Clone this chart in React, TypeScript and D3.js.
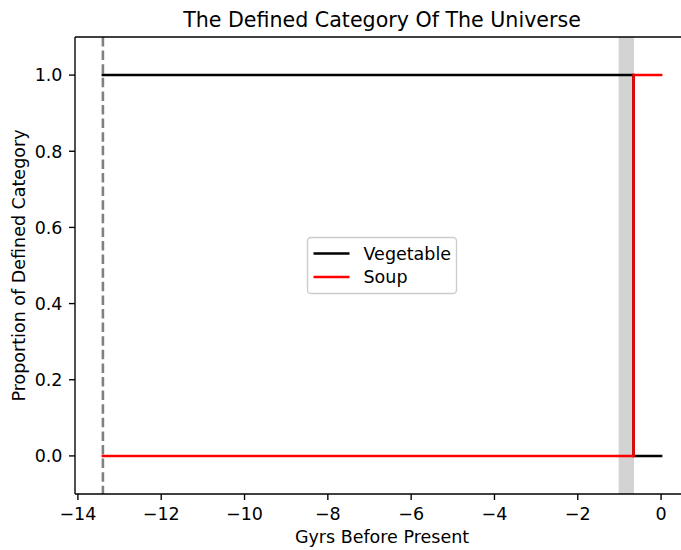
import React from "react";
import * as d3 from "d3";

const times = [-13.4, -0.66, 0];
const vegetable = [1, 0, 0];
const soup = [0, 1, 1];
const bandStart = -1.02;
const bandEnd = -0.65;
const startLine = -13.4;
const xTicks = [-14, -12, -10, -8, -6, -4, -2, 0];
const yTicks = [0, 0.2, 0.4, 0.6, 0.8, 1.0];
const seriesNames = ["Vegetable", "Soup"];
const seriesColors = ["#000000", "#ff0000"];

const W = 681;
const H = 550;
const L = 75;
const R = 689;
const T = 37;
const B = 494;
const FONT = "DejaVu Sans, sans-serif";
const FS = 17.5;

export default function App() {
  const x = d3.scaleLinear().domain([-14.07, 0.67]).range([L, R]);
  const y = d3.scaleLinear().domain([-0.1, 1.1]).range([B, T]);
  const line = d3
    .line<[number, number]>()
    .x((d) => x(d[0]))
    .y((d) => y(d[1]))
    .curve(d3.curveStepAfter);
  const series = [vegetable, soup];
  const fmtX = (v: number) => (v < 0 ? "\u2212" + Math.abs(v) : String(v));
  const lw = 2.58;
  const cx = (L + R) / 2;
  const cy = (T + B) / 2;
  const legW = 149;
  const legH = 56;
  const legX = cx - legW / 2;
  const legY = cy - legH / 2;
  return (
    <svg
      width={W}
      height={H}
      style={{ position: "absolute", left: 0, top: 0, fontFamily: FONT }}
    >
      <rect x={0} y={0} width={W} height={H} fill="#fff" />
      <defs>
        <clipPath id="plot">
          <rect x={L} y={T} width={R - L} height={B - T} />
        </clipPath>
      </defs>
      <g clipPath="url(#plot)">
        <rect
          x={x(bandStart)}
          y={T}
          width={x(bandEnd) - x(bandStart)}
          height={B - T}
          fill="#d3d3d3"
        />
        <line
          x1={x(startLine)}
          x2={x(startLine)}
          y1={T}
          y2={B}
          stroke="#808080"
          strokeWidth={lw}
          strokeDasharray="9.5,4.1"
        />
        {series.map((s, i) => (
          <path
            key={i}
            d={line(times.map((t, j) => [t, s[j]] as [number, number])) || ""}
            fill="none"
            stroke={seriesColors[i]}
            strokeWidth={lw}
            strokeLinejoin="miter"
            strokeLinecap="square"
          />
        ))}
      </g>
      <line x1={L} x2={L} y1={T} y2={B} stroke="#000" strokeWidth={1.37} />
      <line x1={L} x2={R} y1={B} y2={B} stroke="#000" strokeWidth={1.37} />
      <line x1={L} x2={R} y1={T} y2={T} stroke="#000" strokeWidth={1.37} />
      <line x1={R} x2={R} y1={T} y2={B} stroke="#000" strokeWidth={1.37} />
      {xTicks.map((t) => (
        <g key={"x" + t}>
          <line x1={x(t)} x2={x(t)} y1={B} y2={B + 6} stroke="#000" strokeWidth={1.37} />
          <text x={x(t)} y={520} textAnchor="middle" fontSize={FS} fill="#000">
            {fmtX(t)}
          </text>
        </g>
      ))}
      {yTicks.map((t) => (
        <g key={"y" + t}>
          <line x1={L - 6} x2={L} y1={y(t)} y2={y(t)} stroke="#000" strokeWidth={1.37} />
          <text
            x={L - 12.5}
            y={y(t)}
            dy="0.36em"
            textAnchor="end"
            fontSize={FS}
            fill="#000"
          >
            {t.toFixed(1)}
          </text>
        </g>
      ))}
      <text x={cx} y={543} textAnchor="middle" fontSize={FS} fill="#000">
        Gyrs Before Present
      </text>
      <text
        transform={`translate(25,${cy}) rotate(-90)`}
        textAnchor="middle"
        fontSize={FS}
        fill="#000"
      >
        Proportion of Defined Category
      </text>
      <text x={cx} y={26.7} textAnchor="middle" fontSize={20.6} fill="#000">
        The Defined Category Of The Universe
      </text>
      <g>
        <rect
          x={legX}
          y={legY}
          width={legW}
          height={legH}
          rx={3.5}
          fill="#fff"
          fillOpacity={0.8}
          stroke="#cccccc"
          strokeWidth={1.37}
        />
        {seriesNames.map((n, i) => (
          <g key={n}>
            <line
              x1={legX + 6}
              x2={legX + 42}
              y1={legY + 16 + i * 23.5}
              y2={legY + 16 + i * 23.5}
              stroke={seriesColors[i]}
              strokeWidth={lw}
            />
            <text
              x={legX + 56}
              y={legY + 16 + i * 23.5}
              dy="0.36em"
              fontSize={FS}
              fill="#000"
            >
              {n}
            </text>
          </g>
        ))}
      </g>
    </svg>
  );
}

* _Requirements_
Leave out the pictures and reproduce the rest of the listing exactly.

* _Final result_
Clone this chart in React, TypeScript and D3.js.
import React from "react";
import * as d3 from "d3";

const times = [-13.4, -0.66, 0];
const vegetable = [1, 0, 0];
const soup = [0, 1, 1];
const bandStart = -1.02;
const bandEnd = -0.65;
const startLine = -13.4;
const xTicks = [-14, -12, -10, -8, -6, -4, -2, 0];
const yTicks = [0, 0.2, 0.4, 0.6, 0.8, 1.0];
const seriesNames = ["Vegetable", "Soup"];
const seriesColors = ["#000000", "#ff0000"];

const W = 681;
const H = 550;
const L = 75;
const R = 689;
const T = 37;
const B = 494;
const FONT = "DejaVu Sans, sans-serif";
const FS = 17.5;

export default function App() {
  const x = d3.scaleLinear().domain([-14.07, 0.67]).range([L, R]);
  const y = d3.scaleLinear().domain([-0.1, 1.1]).range([B, T]);
  const line = d3
    .line<[number, number]>()
    .x((d) => x(d[0]))
    .y((d) => y(d[1]))
    .curve(d3.curveStepAfter);
  const series = [vegetable, soup];
  const fmtX = (v: number) => (v < 0 ? "\u2212" + Math.abs(v) : String(v));
  const lw = 2.58;
  const cx = (L + R) / 2;
  const cy = (T + B) / 2;
  const legW = 149;
  const legH = 56;
  const legX = cx - legW / 2;
  const legY = cy - legH / 2;
  return (
    <svg
      width={W}
      height={H}
      style={{ position: "absolute", left: 0, top: 0, fontFamily: FONT }}
    >
      <rect x={0} y={0} width={W} height={H} fill="#fff" />
      <defs>
        <clipPath id="plot">
          <rect x={L} y={T} width={R - L} height={B - T} />
        </clipPath>
      </defs>
      <g clipPath="url(#plot)">
        <rect
          x={x(bandStart)}
          y={T}
          width={x(bandEnd) - x(bandStart)}
          height={B - T}
          fill="#d3d3d3"
        />
        <line
          x1={x(startLine)}
          x2={x(startLine)}
          y1={T}
          y2={B}
          stroke="#808080"
          strokeWidth={lw}
          strokeDasharray="9.5,4.1"
        />
        {series.map((s, i) => (
          <path
            key={i}
            d={line(times.map((t, j) => [t, s[j]] as [number, number])) || ""}
            fill="none"
            stroke={seriesColors[i]}
            strokeWidth={lw}
            strokeLinejoin="miter"
            strokeLinecap="square"
          />
        ))}
      </g>
      <line x1={L} x2={L} y1={T} y2={B} stroke="#000" strokeWidth={1.37} />
      <line x1={L} x2={R} y1={B} y2={B} stroke="#000" strokeWidth={1.37} />
      <line x1={L} x2={R} y1={T} y2={T} stroke="#000" strokeWidth={1.37} />
      <line x1={R} x2={R} y1={T} y2={B} stroke="#000" strokeWidth={1.37} />
      {xTicks.map((t) => (
        <g key={"x" + t}>
          <line x1={x(t)} x2={x(t)} y1={B} y2={B + 6} stroke="#000" strokeWidth={1.37} />
          <text x={x(t)} y={520} textAnchor="middle" fontSize={FS} fill="#000">
            {fmtX(t)}
          </text>
        </g>
      ))}
      {yTicks.map((t) => (
        <g key={"y" + t}>
          <line x1={L - 6} x2={L} y1={y(t)} y2={y(t)} stroke="#000" strokeWidth={1.37} />
          <text
            x={L - 12.5}
            y={y(t)}
            dy="0.36em"
            textAnchor="end"
            fontSize={FS}
            fill="#000"
          >
            {t.toFixed(1)}
          </text>
        </g>
      ))}
      <text x={cx} y={543} textAnchor="middle" fontSize={FS} fill="#000">
        Gyrs Before Present
      </text>
      <text
        transform={`translate(25,${cy}) rotate(-90)`}
        textAnchor="middle"
        fontSize={FS}
        fill="#000"
      >
        Proportion of Defined Category
      </text>
      <text x={cx} y={26.7} textAnchor="middle" fontSize={20.6} fill="#000">
        The Defined Category Of The Universe
      </text>
      <g>
        <rect
          x={legX}
          y={legY}
          width={legW}
          height={legH}
          rx={3.5}
          fill="#fff"
          fillOpacity={0.8}
          stroke="#cccccc"
          strokeWidth={1.37}
        />
        {seriesNames.map((n, i) => (
          <g key={n}>
            <line
              x1={legX + 6}
              x2={legX + 42}
              y1={legY + 16 + i * 23.5}
              y2={legY + 16 + i * 23.5}
              stroke={seriesColors[i]}
              strokeWidth={lw}
            />
            <text
              x={legX + 56}
              y={legY + 16 + i * 23.5}
              dy="0.36em"
              fontSize={FS}
              fill="#000"
            >
              {n}
            </text>
          </g>
        ))}
      </g>
    </svg>
  );
}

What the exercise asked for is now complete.